───── Dataset section ─────
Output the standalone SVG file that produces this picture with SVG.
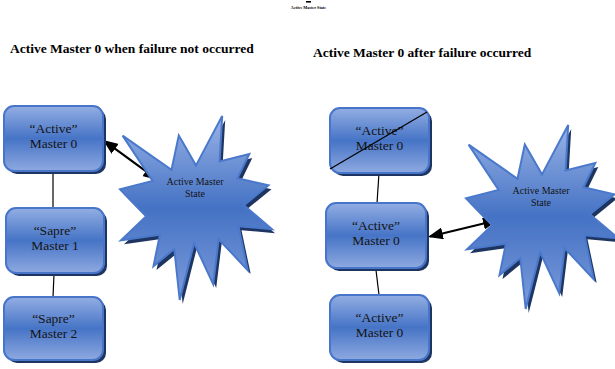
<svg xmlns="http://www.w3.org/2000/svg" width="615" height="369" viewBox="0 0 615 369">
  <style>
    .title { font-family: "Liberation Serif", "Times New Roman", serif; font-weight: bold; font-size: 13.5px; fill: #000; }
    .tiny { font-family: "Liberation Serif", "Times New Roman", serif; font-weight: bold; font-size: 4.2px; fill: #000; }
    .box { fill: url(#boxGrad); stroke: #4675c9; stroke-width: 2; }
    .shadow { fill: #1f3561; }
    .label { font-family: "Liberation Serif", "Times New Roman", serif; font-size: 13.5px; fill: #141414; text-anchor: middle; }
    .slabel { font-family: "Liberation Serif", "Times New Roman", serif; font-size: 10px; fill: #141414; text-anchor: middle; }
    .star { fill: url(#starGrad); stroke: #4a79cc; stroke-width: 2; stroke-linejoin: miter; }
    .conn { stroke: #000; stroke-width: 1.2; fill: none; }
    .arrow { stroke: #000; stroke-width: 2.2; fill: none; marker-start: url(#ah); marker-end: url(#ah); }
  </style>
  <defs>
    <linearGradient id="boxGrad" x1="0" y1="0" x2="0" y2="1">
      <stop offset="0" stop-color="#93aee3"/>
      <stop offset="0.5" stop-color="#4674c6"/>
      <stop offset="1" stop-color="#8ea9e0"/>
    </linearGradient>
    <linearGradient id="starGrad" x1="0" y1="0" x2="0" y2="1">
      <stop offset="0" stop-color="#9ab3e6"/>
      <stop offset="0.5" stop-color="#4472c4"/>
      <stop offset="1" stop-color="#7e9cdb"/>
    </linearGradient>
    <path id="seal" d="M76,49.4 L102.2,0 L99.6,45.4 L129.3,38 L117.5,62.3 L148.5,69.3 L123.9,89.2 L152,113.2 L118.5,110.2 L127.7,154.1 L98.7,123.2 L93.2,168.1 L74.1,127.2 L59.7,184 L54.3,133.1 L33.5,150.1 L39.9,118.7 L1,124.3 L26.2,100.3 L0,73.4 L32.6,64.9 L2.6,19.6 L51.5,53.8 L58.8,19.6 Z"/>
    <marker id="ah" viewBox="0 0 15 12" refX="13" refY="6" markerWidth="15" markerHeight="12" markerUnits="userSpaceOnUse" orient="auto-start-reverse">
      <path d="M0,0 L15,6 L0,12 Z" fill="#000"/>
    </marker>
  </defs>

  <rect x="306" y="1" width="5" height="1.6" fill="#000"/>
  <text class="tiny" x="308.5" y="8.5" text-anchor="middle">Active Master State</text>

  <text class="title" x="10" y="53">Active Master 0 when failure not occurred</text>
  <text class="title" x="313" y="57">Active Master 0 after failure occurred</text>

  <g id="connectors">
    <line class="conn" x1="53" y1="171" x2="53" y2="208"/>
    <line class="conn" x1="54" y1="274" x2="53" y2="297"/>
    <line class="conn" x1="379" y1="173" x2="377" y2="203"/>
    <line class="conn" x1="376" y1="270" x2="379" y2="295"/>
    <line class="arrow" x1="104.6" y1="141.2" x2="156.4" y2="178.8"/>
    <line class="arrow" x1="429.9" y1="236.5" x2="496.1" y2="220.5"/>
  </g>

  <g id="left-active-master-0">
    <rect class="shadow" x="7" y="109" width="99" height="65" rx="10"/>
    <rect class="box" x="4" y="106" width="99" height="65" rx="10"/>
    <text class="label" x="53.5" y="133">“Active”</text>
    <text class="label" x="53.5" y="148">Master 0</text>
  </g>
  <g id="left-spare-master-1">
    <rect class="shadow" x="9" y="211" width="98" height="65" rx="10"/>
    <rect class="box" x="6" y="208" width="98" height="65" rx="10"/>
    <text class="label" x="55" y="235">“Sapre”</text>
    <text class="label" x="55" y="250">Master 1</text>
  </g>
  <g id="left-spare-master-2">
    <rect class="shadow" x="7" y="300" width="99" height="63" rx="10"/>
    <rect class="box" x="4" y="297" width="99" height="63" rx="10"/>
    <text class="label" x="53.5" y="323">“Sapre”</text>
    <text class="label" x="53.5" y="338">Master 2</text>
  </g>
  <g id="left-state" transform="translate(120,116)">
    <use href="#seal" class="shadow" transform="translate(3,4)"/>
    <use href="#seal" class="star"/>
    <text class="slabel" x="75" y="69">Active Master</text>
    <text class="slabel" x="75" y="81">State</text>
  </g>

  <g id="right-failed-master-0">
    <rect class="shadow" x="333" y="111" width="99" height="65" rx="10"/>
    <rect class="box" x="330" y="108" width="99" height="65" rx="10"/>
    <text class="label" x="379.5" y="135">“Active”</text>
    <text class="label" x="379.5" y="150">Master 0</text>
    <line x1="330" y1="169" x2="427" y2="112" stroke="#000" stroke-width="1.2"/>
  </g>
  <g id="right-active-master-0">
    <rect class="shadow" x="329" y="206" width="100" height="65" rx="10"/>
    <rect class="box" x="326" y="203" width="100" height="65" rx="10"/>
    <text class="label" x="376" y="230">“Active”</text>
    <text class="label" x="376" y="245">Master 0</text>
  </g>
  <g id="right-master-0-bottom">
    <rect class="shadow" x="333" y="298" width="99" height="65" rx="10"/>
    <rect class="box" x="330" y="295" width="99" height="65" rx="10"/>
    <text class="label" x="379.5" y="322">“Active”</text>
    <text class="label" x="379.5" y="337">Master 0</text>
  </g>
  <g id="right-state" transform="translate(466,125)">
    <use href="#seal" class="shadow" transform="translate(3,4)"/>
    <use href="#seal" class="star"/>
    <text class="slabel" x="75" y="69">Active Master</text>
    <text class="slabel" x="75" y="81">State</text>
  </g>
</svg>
─────
- **Goal**:
Transcribe the full listing character for character. Pictures are excluded.

- **Solution to this problem**:
Output the standalone SVG file that produces this picture with SVG.
<svg xmlns="http://www.w3.org/2000/svg" width="615" height="369" viewBox="0 0 615 369">
  <style>
    .title { font-family: "Liberation Serif", "Times New Roman", serif; font-weight: bold; font-size: 13.5px; fill: #000; }
    .tiny { font-family: "Liberation Serif", "Times New Roman", serif; font-weight: bold; font-size: 4.2px; fill: #000; }
    .box { fill: url(#boxGrad); stroke: #4675c9; stroke-width: 2; }
    .shadow { fill: #1f3561; }
    .label { font-family: "Liberation Serif", "Times New Roman", serif; font-size: 13.5px; fill: #141414; text-anchor: middle; }
    .slabel { font-family: "Liberation Serif", "Times New Roman", serif; font-size: 10px; fill: #141414; text-anchor: middle; }
    .star { fill: url(#starGrad); stroke: #4a79cc; stroke-width: 2; stroke-linejoin: miter; }
    .conn { stroke: #000; stroke-width: 1.2; fill: none; }
    .arrow { stroke: #000; stroke-width: 2.2; fill: none; marker-start: url(#ah); marker-end: url(#ah); }
  </style>
  <defs>
    <linearGradient id="boxGrad" x1="0" y1="0" x2="0" y2="1">
      <stop offset="0" stop-color="#93aee3"/>
      <stop offset="0.5" stop-color="#4674c6"/>
      <stop offset="1" stop-color="#8ea9e0"/>
    </linearGradient>
    <linearGradient id="starGrad" x1="0" y1="0" x2="0" y2="1">
      <stop offset="0" stop-color="#9ab3e6"/>
      <stop offset="0.5" stop-color="#4472c4"/>
      <stop offset="1" stop-color="#7e9cdb"/>
    </linearGradient>
    <path id="seal" d="M76,49.4 L102.2,0 L99.6,45.4 L129.3,38 L117.5,62.3 L148.5,69.3 L123.9,89.2 L152,113.2 L118.5,110.2 L127.7,154.1 L98.7,123.2 L93.2,168.1 L74.1,127.2 L59.7,184 L54.3,133.1 L33.5,150.1 L39.9,118.7 L1,124.3 L26.2,100.3 L0,73.4 L32.6,64.9 L2.6,19.6 L51.5,53.8 L58.8,19.6 Z"/>
    <marker id="ah" viewBox="0 0 15 12" refX="13" refY="6" markerWidth="15" markerHeight="12" markerUnits="userSpaceOnUse" orient="auto-start-reverse">
      <path d="M0,0 L15,6 L0,12 Z" fill="#000"/>
    </marker>
  </defs>

  <rect x="306" y="1" width="5" height="1.6" fill="#000"/>
  <text class="tiny" x="308.5" y="8.5" text-anchor="middle">Active Master State</text>

  <text class="title" x="10" y="53">Active Master 0 when failure not occurred</text>
  <text class="title" x="313" y="57">Active Master 0 after failure occurred</text>

  <g id="connectors">
    <line class="conn" x1="53" y1="171" x2="53" y2="208"/>
    <line class="conn" x1="54" y1="274" x2="53" y2="297"/>
    <line class="conn" x1="379" y1="173" x2="377" y2="203"/>
    <line class="conn" x1="376" y1="270" x2="379" y2="295"/>
    <line class="arrow" x1="104.6" y1="141.2" x2="156.4" y2="178.8"/>
    <line class="arrow" x1="429.9" y1="236.5" x2="496.1" y2="220.5"/>
  </g>

  <g id="left-active-master-0">
    <rect class="shadow" x="7" y="109" width="99" height="65" rx="10"/>
    <rect class="box" x="4" y="106" width="99" height="65" rx="10"/>
    <text class="label" x="53.5" y="133">“Active”</text>
    <text class="label" x="53.5" y="148">Master 0</text>
  </g>
  <g id="left-spare-master-1">
    <rect class="shadow" x="9" y="211" width="98" height="65" rx="10"/>
    <rect class="box" x="6" y="208" width="98" height="65" rx="10"/>
    <text class="label" x="55" y="235">“Sapre”</text>
    <text class="label" x="55" y="250">Master 1</text>
  </g>
  <g id="left-spare-master-2">
    <rect class="shadow" x="7" y="300" width="99" height="63" rx="10"/>
    <rect class="box" x="4" y="297" width="99" height="63" rx="10"/>
    <text class="label" x="53.5" y="323">“Sapre”</text>
    <text class="label" x="53.5" y="338">Master 2</text>
  </g>
  <g id="left-state" transform="translate(120,116)">
    <use href="#seal" class="shadow" transform="translate(3,4)"/>
    <use href="#seal" class="star"/>
    <text class="slabel" x="75" y="69">Active Master</text>
    <text class="slabel" x="75" y="81">State</text>
  </g>

  <g id="right-failed-master-0">
    <rect class="shadow" x="333" y="111" width="99" height="65" rx="10"/>
    <rect class="box" x="330" y="108" width="99" height="65" rx="10"/>
    <text class="label" x="379.5" y="135">“Active”</text>
    <text class="label" x="379.5" y="150">Master 0</text>
    <line x1="330" y1="169" x2="427" y2="112" stroke="#000" stroke-width="1.2"/>
  </g>
  <g id="right-active-master-0">
    <rect class="shadow" x="329" y="206" width="100" height="65" rx="10"/>
    <rect class="box" x="326" y="203" width="100" height="65" rx="10"/>
    <text class="label" x="376" y="230">“Active”</text>
    <text class="label" x="376" y="245">Master 0</text>
  </g>
  <g id="right-master-0-bottom">
    <rect class="shadow" x="333" y="298" width="99" height="65" rx="10"/>
    <rect class="box" x="330" y="295" width="99" height="65" rx="10"/>
    <text class="label" x="379.5" y="322">“Active”</text>
    <text class="label" x="379.5" y="337">Master 0</text>
  </g>
  <g id="right-state" transform="translate(466,125)">
    <use href="#seal" class="shadow" transform="translate(3,4)"/>
    <use href="#seal" class="star"/>
    <text class="slabel" x="75" y="69">Active Master</text>
    <text class="slabel" x="75" y="81">State</text>
  </g>
</svg>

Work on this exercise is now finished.